About me? Well, I’m Mike to most, Michael to a few, Dad to some, Papi to some, Pastor to others. I have an amazing family – my amazing wife Tori, a bunch by birth, a bunch by marriage, some by choice, and some through foster care. These relationships and all of those that come along with them have been the most powerful tools through which God has been teaching me of His grace.
This blog is primarily a place to share reflections on those lessons.
I guess that brings me to the name – “Confessions of a Broken Tool.” When I arrived at my most recent ministry position, I told them very plainly that I was damaged goods. I have issues – particularly a struggle with depression. And while that is under control, it is still a part of my journey that has helped me to grow and learn. But brokenness is a part of me. I’m a broken tool.
The amazing thing is that, if you browse the pages of the Bible, you will find that God has accomplished many of His most amazing works using broken tools.
Abraham was too old. Jacob was a cheat. Joseph was just a dreamer. David was an adulterer and a murderer. Solomon, though more wise than any other man in history, would probably be referred to as a sex addict.

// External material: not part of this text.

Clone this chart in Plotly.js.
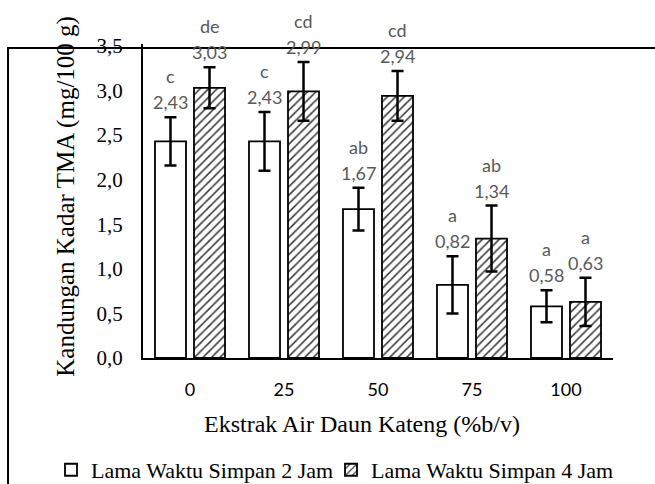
<!DOCTYPE html>
<html>
<head>
<meta charset="utf-8">
<script src="https://cdn.plot.ly/plotly-3.0.1.min.js"></script>
<style>html,body{margin:0;padding:0;background:#fff;}#chart{width:655px;height:484px;}</style>
</head>
<body>
<div id="chart"></div>
<script>
// ---- data ----
const categories = ['0', '25', '50', '75', '100'];
const seriesNames = ['Lama Waktu Simpan 2 Jam', 'Lama Waktu Simpan 4 Jam'];
const values2h = [2.43, 2.43, 1.67, 0.82, 0.58];
const values4h = [3.03, 2.99, 2.94, 1.34, 0.63];
const errors2h = [0.27, 0.33, 0.24, 0.32, 0.18];
const errors4h = [0.23, 0.33, 0.28, 0.37, 0.27];
const letters2h = ['c', 'c', 'ab', 'a', 'a'];
const letters4h = ['de', 'cd', 'cd', 'ab', 'a'];
const yTickVals = [0, 0.5, 1, 1.5, 2, 2.5, 3, 3.5];
const xTitle = 'Ekstrak Air Daun Kateng (%b/v)';
const yTitle = 'Kandungan Kadar TMA (mg/100 g)';

const serif = 'Liberation Serif';
const sans = 'Lato';
const fmt = v => v.toFixed(2).replace('.', ',');

const errStyle = {type: 'data', visible: true, color: '#000', thickness: 2.5, width: 6};

const traces = [
  {
    type: 'bar', name: seriesNames[0], x: categories, y: values2h, legend: 'legend',
    marker: {color: '#fff', line: {color: '#000', width: 1.8}},
    error_y: Object.assign({array: errors2h}, errStyle)
  },
  {
    type: 'bar', name: seriesNames[1], x: categories, y: values4h, legend: 'legend2',
    marker: {color: '#fff', line: {color: '#000', width: 1.8},
      pattern: {shape: '/', fgcolor: '#333', bgcolor: '#fff', size: 6, solidity: 0.25}},
    error_y: Object.assign({array: errors4h}, errStyle)
  }
];

const annotations = [];
const groups = [
  {vals: values2h, errs: errors2h, letters: letters2h, shift: -19.5},
  {vals: values4h, errs: errors4h, letters: letters4h, shift: 19.5}
];
groups.forEach(g => {
  categories.forEach((c, i) => {
    const top = g.vals[i] + g.errs[i];
    annotations.push({x: i, y: top, xref: 'x', yref: 'y', text: fmt(g.vals[i]), showarrow: false,
      xshift: g.shift, yshift: 15, yanchor: 'middle', font: {family: sans, size: 18, color: '#595959'}});
    annotations.push({x: i, y: top, xref: 'x', yref: 'y', text: g.letters[i], showarrow: false,
      xshift: g.shift, yshift: 41, yanchor: 'middle', font: {family: sans, size: 18, color: '#595959'}});
  });
});
annotations.push({xref: 'paper', yref: 'paper', x: 0.466, y: -0.21, text: xTitle, showarrow: false,
  xanchor: 'center', yanchor: 'middle', font: {family: serif, size: 24, color: '#000'}});
annotations.push({xref: 'paper', yref: 'paper', x: -0.163, y: 0.515, text: yTitle, showarrow: false,
  textangle: -90, xanchor: 'center', yanchor: 'middle', font: {family: serif, size: 25, color: '#000'}});

const legendStyle = {orientation: 'h', xref: 'container', yref: 'container', xanchor: 'left', y: 0.029, yanchor: 'middle',
  font: {family: serif, size: 22, color: '#000'}, itemwidth: 30, bgcolor: 'rgba(0,0,0,0)', borderwidth: 0};

const layout = {
  width: 655, height: 484,
  margin: {l: 143, r: 42, t: 44, b: 126},
  paper_bgcolor: '#fff', plot_bgcolor: '#fff',
  separators: ',.',
  barmode: 'group', bargap: 0.17, bargroupgap: 0.205,
  showlegend: true,
  legend: Object.assign({x: 51 / 655}, legendStyle),
  legend2: Object.assign({x: 331 / 655}, legendStyle),
  xaxis: {type: 'category', range: [-0.5, 4.5], showline: true, linecolor: '#000', linewidth: 2, showgrid: false, zeroline: false,
    ticks: '', ticklabelstandoff: 14, tickfont: {family: sans, size: 18, color: '#000'}, fixedrange: true},
  yaxis: {range: [0, 3.522], tickvals: yTickVals, tickformat: '.1f', showline: true, linecolor: '#000', linewidth: 2,
    showgrid: false, zeroline: false, ticks: '', ticklabelstandoff: 14,
    tickfont: {family: serif, size: 21, color: '#000'}, fixedrange: true},
  shapes: [{type: 'rect', xref: 'paper', yref: 'paper', x0: -0.2872, x1: 1.3, y0: -0.6, y1: 0.987,
    line: {color: '#000', width: 2}, fillcolor: 'rgba(0,0,0,0)', layer: 'above'}],
  annotations: annotations
};

Plotly.newPlot('chart', traces, layout, {staticPlot: true, displayModeBar: false});
</script>
</body>
</html>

Elijah dealt with depression.
The list goes on and on.
I confess that my life is a mess in a lot of ways. I’m scarred and broken and stained. But in the hands of the Master Builder, I am useful. I’m not useful because of anything that I am – except that I am His. He uses me just so I can be involved with Him. He does what He wants to do and I get to tag along.
I’m a broken tool. And His grace is sufficient for me.